- **ENTRIES PROVIDED**:

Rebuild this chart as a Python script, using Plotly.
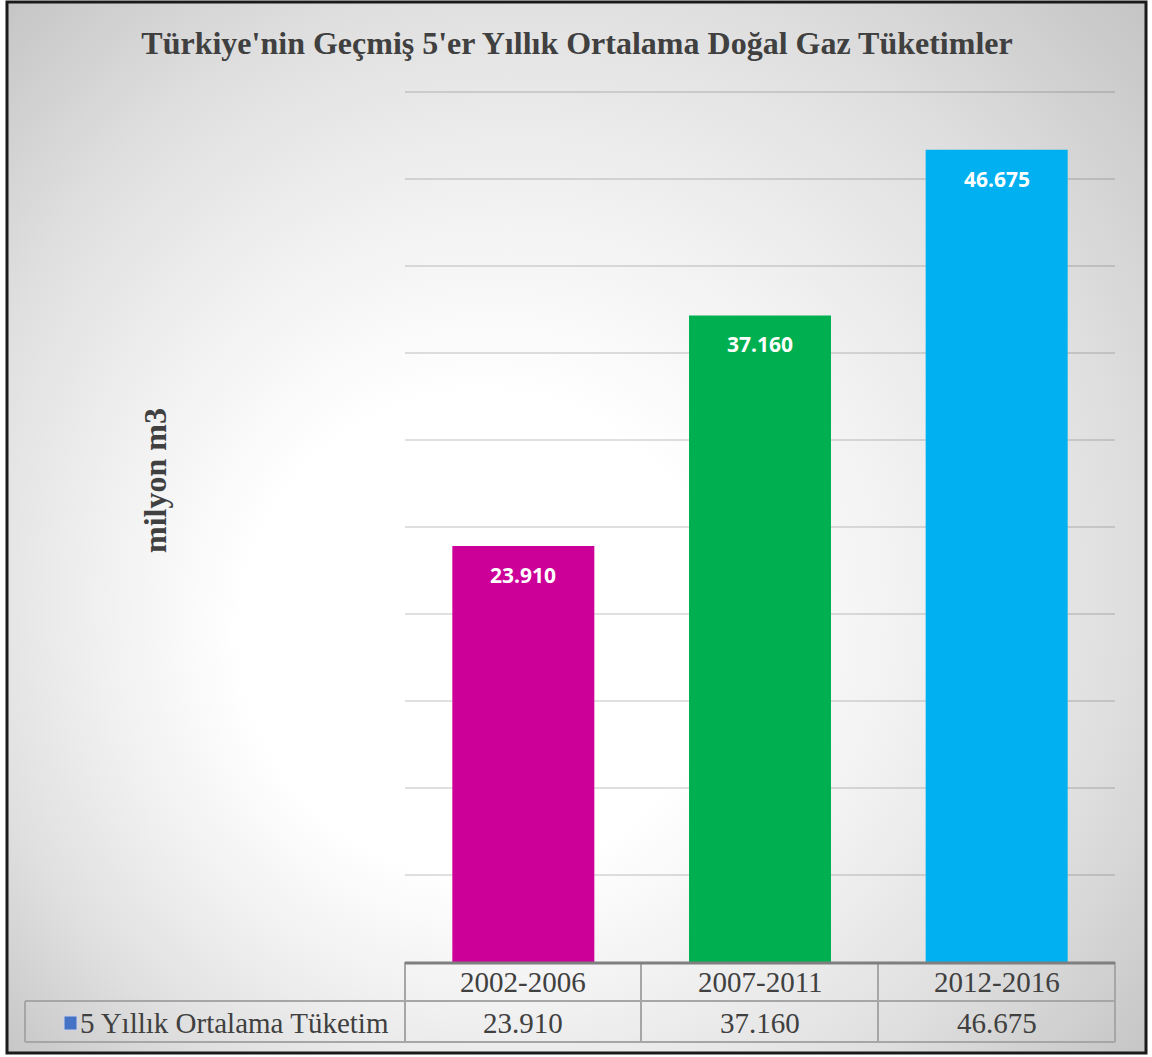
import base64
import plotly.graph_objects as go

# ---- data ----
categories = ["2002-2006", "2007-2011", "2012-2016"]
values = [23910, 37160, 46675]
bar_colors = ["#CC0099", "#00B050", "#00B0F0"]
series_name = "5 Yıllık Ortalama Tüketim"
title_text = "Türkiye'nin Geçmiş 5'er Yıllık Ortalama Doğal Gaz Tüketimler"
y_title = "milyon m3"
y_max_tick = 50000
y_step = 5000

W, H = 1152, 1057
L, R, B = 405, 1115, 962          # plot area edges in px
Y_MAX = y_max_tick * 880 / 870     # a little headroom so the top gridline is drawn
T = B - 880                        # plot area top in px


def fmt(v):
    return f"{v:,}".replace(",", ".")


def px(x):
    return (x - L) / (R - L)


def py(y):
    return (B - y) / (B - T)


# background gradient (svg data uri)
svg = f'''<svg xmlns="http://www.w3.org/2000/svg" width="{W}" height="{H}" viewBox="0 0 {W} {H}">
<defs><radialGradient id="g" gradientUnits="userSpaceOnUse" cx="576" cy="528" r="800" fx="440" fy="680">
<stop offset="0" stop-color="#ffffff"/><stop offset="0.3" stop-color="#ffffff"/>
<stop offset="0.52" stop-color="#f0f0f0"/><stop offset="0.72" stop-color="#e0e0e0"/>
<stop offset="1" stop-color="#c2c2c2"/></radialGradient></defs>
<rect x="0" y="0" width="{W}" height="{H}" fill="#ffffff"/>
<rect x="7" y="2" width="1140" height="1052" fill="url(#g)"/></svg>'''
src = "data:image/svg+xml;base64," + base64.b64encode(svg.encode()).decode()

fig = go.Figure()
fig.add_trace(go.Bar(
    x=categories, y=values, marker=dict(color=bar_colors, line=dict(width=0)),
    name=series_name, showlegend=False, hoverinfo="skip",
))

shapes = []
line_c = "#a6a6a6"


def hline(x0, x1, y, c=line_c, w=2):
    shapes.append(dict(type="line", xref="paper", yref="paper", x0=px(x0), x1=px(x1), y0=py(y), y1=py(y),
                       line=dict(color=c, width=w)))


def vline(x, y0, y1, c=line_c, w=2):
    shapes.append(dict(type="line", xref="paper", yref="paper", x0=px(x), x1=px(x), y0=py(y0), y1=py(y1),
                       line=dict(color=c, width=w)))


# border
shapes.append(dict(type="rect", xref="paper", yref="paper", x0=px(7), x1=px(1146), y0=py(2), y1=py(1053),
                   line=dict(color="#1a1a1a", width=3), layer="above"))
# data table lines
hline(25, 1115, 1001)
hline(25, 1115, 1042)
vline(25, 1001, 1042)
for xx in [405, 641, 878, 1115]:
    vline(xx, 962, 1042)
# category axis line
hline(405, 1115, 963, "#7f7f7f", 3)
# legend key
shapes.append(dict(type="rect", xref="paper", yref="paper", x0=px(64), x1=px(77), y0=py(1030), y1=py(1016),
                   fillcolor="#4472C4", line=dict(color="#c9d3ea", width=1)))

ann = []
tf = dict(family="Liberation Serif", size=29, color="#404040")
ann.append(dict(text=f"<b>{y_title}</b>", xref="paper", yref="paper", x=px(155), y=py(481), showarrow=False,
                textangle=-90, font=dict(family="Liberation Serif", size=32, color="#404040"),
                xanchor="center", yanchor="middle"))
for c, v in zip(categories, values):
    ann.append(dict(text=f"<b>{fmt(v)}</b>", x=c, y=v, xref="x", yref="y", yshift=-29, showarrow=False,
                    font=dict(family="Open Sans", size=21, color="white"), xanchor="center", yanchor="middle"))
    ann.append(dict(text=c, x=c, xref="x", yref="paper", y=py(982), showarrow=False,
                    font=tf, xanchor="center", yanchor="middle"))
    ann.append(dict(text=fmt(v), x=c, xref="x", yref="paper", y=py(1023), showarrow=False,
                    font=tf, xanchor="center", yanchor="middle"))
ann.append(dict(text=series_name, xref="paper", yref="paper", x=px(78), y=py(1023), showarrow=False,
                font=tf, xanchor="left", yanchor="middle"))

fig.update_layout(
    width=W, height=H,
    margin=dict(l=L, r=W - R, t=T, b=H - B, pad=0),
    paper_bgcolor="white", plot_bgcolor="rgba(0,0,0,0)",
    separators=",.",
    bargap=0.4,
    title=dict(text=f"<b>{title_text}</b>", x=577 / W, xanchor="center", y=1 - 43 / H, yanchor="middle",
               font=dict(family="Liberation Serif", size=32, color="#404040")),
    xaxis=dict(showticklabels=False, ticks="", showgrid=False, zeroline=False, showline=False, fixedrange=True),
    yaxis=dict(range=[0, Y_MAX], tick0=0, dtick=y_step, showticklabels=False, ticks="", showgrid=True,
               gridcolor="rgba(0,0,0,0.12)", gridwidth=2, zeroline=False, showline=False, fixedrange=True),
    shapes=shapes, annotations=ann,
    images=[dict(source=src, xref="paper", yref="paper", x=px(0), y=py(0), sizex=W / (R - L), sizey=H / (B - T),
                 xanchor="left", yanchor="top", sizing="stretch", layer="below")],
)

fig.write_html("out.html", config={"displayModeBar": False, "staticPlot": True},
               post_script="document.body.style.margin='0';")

* * *

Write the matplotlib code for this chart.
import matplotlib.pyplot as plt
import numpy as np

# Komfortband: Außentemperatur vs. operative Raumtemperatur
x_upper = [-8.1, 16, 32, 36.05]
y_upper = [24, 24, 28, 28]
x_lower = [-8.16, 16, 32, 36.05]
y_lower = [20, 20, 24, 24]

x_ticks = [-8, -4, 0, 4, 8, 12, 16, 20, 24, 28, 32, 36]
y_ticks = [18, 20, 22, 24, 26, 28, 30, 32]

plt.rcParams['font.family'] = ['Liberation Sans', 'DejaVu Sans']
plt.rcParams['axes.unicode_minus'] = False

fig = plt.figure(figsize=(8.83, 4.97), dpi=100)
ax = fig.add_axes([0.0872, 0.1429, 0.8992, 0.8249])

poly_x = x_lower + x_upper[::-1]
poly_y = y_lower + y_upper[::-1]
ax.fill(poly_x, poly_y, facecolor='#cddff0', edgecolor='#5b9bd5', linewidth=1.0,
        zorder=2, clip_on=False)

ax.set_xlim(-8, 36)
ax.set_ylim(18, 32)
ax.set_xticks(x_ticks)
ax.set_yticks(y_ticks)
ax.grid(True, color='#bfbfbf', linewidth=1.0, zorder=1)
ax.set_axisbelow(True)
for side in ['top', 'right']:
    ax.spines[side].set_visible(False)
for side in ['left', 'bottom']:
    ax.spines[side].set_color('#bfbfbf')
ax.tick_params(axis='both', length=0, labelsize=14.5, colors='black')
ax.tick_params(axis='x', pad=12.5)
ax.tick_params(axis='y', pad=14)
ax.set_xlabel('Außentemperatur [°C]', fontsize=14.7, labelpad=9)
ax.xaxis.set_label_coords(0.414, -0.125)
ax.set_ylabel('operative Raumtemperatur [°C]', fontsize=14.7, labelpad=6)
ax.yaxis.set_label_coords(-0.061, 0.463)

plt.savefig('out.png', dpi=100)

...

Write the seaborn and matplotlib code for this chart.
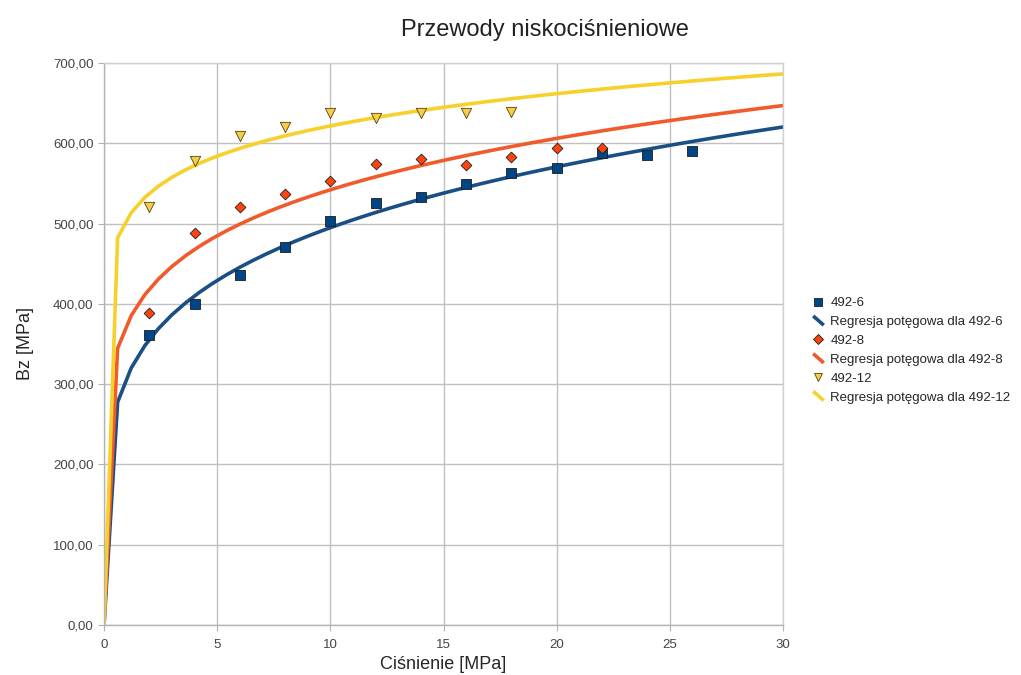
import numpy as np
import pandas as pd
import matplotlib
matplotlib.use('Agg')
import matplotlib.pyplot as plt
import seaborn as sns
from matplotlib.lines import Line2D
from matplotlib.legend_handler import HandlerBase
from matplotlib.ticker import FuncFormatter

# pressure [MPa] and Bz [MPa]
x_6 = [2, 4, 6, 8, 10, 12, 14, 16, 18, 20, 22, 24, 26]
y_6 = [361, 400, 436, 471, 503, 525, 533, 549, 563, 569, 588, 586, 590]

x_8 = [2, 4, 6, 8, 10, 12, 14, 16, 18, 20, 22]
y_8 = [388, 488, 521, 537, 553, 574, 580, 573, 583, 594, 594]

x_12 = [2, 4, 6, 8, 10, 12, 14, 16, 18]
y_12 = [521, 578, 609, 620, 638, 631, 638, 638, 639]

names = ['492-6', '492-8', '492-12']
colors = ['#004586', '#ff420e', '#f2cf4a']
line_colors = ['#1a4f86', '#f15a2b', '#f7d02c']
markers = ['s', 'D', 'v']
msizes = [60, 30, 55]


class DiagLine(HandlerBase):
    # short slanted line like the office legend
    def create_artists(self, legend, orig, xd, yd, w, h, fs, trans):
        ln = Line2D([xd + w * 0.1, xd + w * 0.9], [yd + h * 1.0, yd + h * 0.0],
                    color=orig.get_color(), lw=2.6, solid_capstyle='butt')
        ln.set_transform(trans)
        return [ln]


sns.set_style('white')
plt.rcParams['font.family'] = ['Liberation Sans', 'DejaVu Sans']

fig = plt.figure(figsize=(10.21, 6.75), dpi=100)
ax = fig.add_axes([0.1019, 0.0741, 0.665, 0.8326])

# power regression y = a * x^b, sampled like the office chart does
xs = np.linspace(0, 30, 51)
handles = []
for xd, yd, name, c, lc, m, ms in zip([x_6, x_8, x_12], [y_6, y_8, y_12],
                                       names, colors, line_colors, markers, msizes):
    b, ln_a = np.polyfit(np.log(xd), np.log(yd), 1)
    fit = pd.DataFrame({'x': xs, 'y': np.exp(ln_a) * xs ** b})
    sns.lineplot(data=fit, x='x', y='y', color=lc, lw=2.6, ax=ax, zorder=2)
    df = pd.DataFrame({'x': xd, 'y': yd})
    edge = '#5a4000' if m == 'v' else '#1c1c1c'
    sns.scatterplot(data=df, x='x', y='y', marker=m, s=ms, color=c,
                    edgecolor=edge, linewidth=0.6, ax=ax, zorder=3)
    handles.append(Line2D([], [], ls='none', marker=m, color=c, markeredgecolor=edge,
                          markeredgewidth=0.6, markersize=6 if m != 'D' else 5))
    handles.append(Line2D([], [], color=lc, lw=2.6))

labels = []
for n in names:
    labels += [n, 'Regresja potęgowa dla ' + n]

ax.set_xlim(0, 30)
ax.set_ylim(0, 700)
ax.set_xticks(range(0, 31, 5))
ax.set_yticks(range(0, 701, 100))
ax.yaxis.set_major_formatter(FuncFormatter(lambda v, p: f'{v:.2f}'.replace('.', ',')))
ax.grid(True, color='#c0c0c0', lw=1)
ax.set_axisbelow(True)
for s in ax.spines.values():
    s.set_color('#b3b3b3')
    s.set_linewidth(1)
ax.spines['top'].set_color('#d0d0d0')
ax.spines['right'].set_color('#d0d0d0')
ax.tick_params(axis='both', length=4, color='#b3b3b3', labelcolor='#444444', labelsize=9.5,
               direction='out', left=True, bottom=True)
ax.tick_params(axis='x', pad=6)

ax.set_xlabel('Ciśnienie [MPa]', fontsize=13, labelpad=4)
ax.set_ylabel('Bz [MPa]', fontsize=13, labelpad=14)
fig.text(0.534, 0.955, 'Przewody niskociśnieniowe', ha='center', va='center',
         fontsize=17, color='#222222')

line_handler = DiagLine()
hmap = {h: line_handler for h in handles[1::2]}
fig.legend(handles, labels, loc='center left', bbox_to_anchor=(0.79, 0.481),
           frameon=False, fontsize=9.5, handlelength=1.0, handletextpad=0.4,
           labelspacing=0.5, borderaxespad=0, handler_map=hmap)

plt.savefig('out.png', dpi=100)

- **AIM**: Copy out exactly the material that runs from the line with "Rebuild this chart" to the line with "return (B - y) / (B - T)", ends included, and leave the pictures behind.

- **SOLUTION TO THE PROBLEM**:
Rebuild this chart as a Python script, using Plotly.
import base64
import plotly.graph_objects as go

# ---- data ----
categories = ["2002-2006", "2007-2011", "2012-2016"]
values = [23910, 37160, 46675]
bar_colors = ["#CC0099", "#00B050", "#00B0F0"]
series_name = "5 Yıllık Ortalama Tüketim"
title_text = "Türkiye'nin Geçmiş 5'er Yıllık Ortalama Doğal Gaz Tüketimler"
y_title = "milyon m3"
y_max_tick = 50000
y_step = 5000

W, H = 1152, 1057
L, R, B = 405, 1115, 962          # plot area edges in px
Y_MAX = y_max_tick * 880 / 870     # a little headroom so the top gridline is drawn
T = B - 880                        # plot area top in px


def fmt(v):
    return f"{v:,}".replace(",", ".")


def px(x):
    return (x - L) / (R - L)


def py(y):
    return (B - y) / (B - T)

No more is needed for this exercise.